Wednesday, March 02, 2016

WHO: Statement Of 8th IHR Committee On Polio As A PHEIC

Credit WHO


While Zika is getting all of the media's attention these days, not quite two years ago (May 2014) - after convening a meeting of their Emergency Committee - we saw the WHO Declare  Polio Spread A Public Health Emergency Of International Concern (PHEIC).

Since then the IHR committee has met regularly to discuss progress in eradicating Polio and consider its status. Yesterday the WHO posted the results of their 8th consultation, where they decided to extend the PHEIC designation another 3 months. 

While noting that progress has been made over the past two years in controlling wild type polio, they cited two  recent reports of exportations last fall from Pakistan into Afghanistan. 

And while relatively rare, we continue to see scattered reports of vaccine derived Poliovirus (cVDPV) around the world.  The IHR committee reports: 

In 2015, six outbreaks of circulating vaccine derived poliovirus have occurred – three cVDPV type 1 outbreaks (Ukraine, Madagascar and Lao People’s Democratic Republic) and three cVDPV type 2 outbreaks (Myanmar, Nigeria and Guinea). Six additional cases of cVDPV type 2 have been reported in Guinea since the last meeting.
These vaccine derived infections come from the use of the oral (Sabin) polio vaccine (OPV) which contains three attenuated (weakened) polio virus strains, that activates an immune response in the body, and for a few weeks causes the weakened virus to be shed in the feces. 

This is considered a `good’ side effect, for in areas with poor sanitation, this vaccine-virus can spread in the community for a limited time conveying extra immunity.

But as the WHO explains: 

On rare occasions, if a population is seriously under-immunized, an excreted vaccine-virus can continue to circulate for an extended period of time. The longer it is allowed to survive, the more genetic changes it undergoes. In very rare instances, the vaccine-virus can genetically change into a form that can paralyse – this is what is known as a circulating vaccine-derived poliovirus (cVDPV).

For Polio to be completely eradicated, the use of the OPV must eventually be  phased out, and the final push completed using the older inactivated Salk vaccine (see   Polio Eradication and Endgame Strategic Plan 2013–2018 ). 

Unlike the oral vaccine which has been the workhorse of the global polio eradication initiative, the inactivated polio vaccine (IPV) must be delivered via an injection, and by a trained health care professional.

IPV is also much more expensive than OPV, but is the only path to eradication. Follow the link below to read the entire IHR statement, I've only included some highlights from the text.

WHO statement
1 March 2016 

The eighth meeting of the Emergency Committee under the International Health Regulations (2005) (IHR) regarding the international spread of poliovirus was convened via teleconference by the Director-General on 12 February 2016. As with the seventh meeting, the Emergency Committee reviewed the data on circulating wild poliovirus as well as circulating vaccine-derived polioviruses (cVDPV). The latter is particularly important as cVDPVs reflect serious gaps in immunity to poliovirus due to weaknesses in routine immunization coverage in otherwise polio-free countries. In addition, it is essential to stop type 2 cVDPVs in advance of the globally synchronized withdrawal of type 2 OPV in April 2016. 
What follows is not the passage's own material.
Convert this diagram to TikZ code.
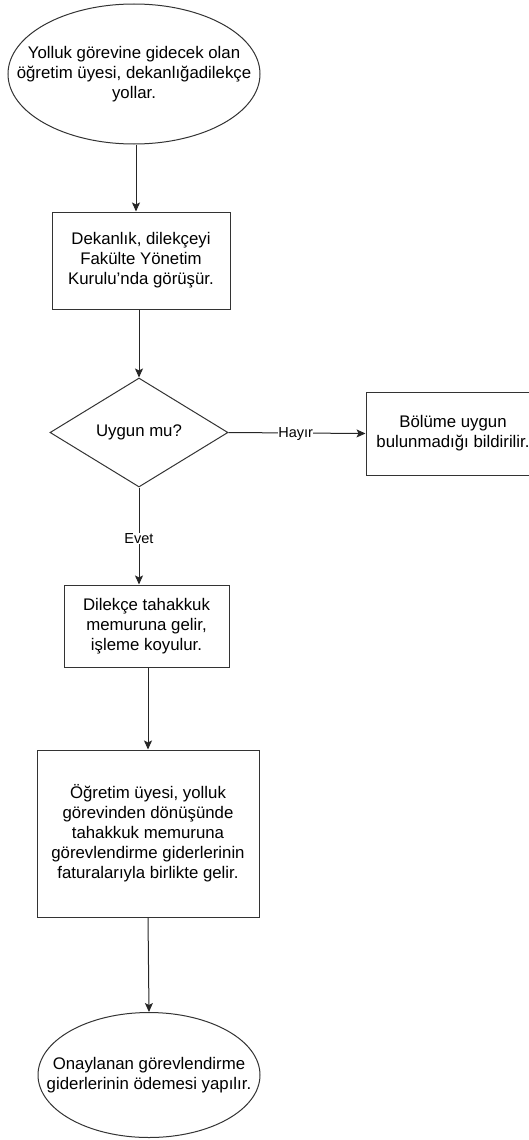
\documentclass[tikz,border=0pt]{standalone}
\usepackage{fontspec}
\setmainfont{Liberation Sans}
\usetikzlibrary{shapes.geometric,arrows.meta}
\newcommand\mainfs{\fontsize{16.8}{20}\selectfont}
\newcommand\lblfs{\fontsize{14.5}{17}\selectfont}
\begin{document}
\begin{tikzpicture}[x=1pt,y=-1pt,
  every node/.style={text=black},
  shp/.style={draw=black!80, line width=1pt, inner sep=0pt, align=center, font=\mainfs},
  boxnode/.style={shp, rectangle},
  ellnode/.style={shp, draw=none, rectangle},
  ellline/.style={draw=black!80, line width=1pt},
  decnode/.style={shp, diamond, aspect=1.63},
  conn/.style={draw=black!85, line width=1pt, -{Stealth[length=9pt,width=8pt,inset=2pt]}},
  lbl/.style={font=\lblfs, fill=white, inner sep=0.5pt}]
\useasboundingbox (0,0) rectangle (529,1140);
\node[ellnode, minimum width=252pt, minimum height=140pt] (e1) at (134,74)
  {Yolluk görevine gidecek olan\\öğretim üyesi, dekanlığadilekçe\\yollar.};
\path[ellline] (e1.center) ellipse [x radius=126pt, y radius=70pt];
\node[boxnode, minimum width=178pt, minimum height=97pt] (r2) at (141,260.5)
  {Dekanlık, dilekçeyi\\Fakülte Yönetim\\Kurulu’nda görüşür.};
\node[decnode, minimum width=178pt, minimum height=109pt] (d) at (139,432.5)
  {Uygun mu?};
\node[boxnode, minimum width=174pt, minimum height=83pt] (rr) at (453,433.5)
  {Bölüme uygun\\bulunmadığı bildirilir.};
\node[boxnode, minimum width=165pt, minimum height=82pt] (r3) at (146.5,626)
  {Dilekçe tahakkuk\\memuruna gelir,\\işleme koyulur.};
\node[boxnode, minimum width=222pt, minimum height=167pt] (r4) at (148,833.5)
  {Öğretim üyesi, yolluk\\görevinden dönüşünde\\tahakkuk memuruna\\görevlendirme giderlerinin\\faturalarıyla birlikte gelir.};
\node[ellnode, minimum width=222pt, minimum height=125pt] (e2) at (149,1075)
  {Onaylanan görevlendirme\\giderlerinin ödemesi yapılır.};
\path[ellline] (e2.center) ellipse [x radius=111pt, y radius=62.5pt];
\path[conn] ([xshift=2pt]e1.south) -- ([xshift=2pt]e1.south |- r2.north);
\path[conn] (d.north |- r2.south) -- (d.north);
\path[conn] (d.east) -- node[lbl, pos=0.49, yshift=-1pt] (hayir) {Hayır} (rr.west);
\path[conn] (d.south) -- node[lbl, pos=0.53] (evet) {Evet} (d.south |- r3.north);
\path[conn] (r4.north |- r3.south) -- (r4.north);
\path[conn] (r4.south) -- (e2.north);
\end{tikzpicture}
\end{document}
The following IHR States Parties submitted an update on the implementation of the Temporary Recommendations since the Committee last met on 10 November 2015: Afghanistan, Pakistan and Guinea.



The Committee unanimously agreed that the international spread of polio remains a Public Health Emergency of International Concern (PHEIC) and recommended the extension of the Temporary Recommendations for a further three months. The Committee considered the factors expressed in reaching this conclusion at the seventh meeting still applied:
  • The continued international spread of wild poliovirus during 2015 involving Pakistan and Afghanistan.
  • The risk and consequent costs of failure to eradicate globally one of the world’s most serious vaccine preventable diseases.
  • The continued necessity of a coordinated international response to improve immunization and surveillance for wild poliovirus, stop its international spread and reduce the risk of new spread.
  • The serious consequences of further international spread for the increasing number of countries in which immunization systems have been weakened or disrupted by conflict and complex emergencies. Populations in these fragile states are vulnerable to outbreaks of polio. Outbreaks in fragile states are exceedingly difficult to control and threaten the completion of global polio eradication during its end stage.
  • The importance of a regional approach and strong cross-border cooperation, as much international spread of polio occurs over land borders, while recognizing that the risk of distant international spread remains from zones with active poliovirus transmission.
  • Additionally with respect to cVDPV:
    • cVDPVs also pose a risk for international spread, and if there is no urgent response with appropriate measures, particularly threaten vulnerable populations as noted above;
    • The emergence and circulation of VDPVs in four WHO regions demonstrates significant gaps in population immunity at a critical time in the polio endgame;
    • There is a particular urgency of stopping type 2 cVDPVs in advance of the globally synchronized withdrawal of type 2 component of the oral poliovirus vaccine in April 2016.